Our voters have also not taken sufficient notice of the fact that an unacceptably high number of our politicians have played the game from both sides of the fence, personally benefiting from defections that are now more a rule rather than an exception in the national politics of this country. We saw what happened in 2010 when President Mahinda Rajapaksa asked the electorate for a two thirds majority to enable amending the constitution. What he failed to get electorally, he got via defections. The 18th Amendment, abolishing the two term limit of the presidency was the result. But Rajapaksa’s third term bid failed in 2015 when Maithripala Sirisena, running as a common opposition candidate stunningly defeated him. It would be a useful exercise for a researcher to publish a list of who these defectors are, from what sides they were elected and the various offices that have been conferred on them as a result.

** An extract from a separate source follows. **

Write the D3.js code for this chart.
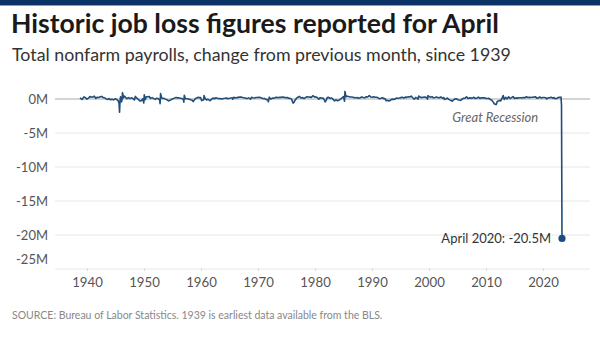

The proportional representation system of elections President J.R. Jayewardene bequeathed to this country included anti-defection clauses that have proved useless. Such provisions were most necessary as the voter is first required to choose a party (or independent group) and then mark his preferences from a list of that party’s (or independent group’s) candidates. But JR permitted one way traffic, with crossovers to the government side permitted – we remember an Eastern Province heavyweight who defected from the Federal Party and was rewarded with a portfolio – but not the other way round. The anti-defection provisions permitted MPs expelled from their parties to appeal to a Parliamentary Select Committee or the Supreme Court and although there have been many defections, no MP had lost his seat as a result.

Whether the president and the prime minister have plans for former President Maithripala Sirisena, who was believed interested in Mahaweli and Environment Ministry, is not known. Sirisena was present at the Audience Hall in Kandy when the ministers were given their letters of appointment but he was not among the recipients. The media pounced on that and his exclusion was a major part of the new cabinet story along with the comment that the SLFP he leads had only been served crumbs. Governmental leaders have chary about speaking on the subject suggesting that something may be in the offing as cabinet slots are still available. But we must wait and see.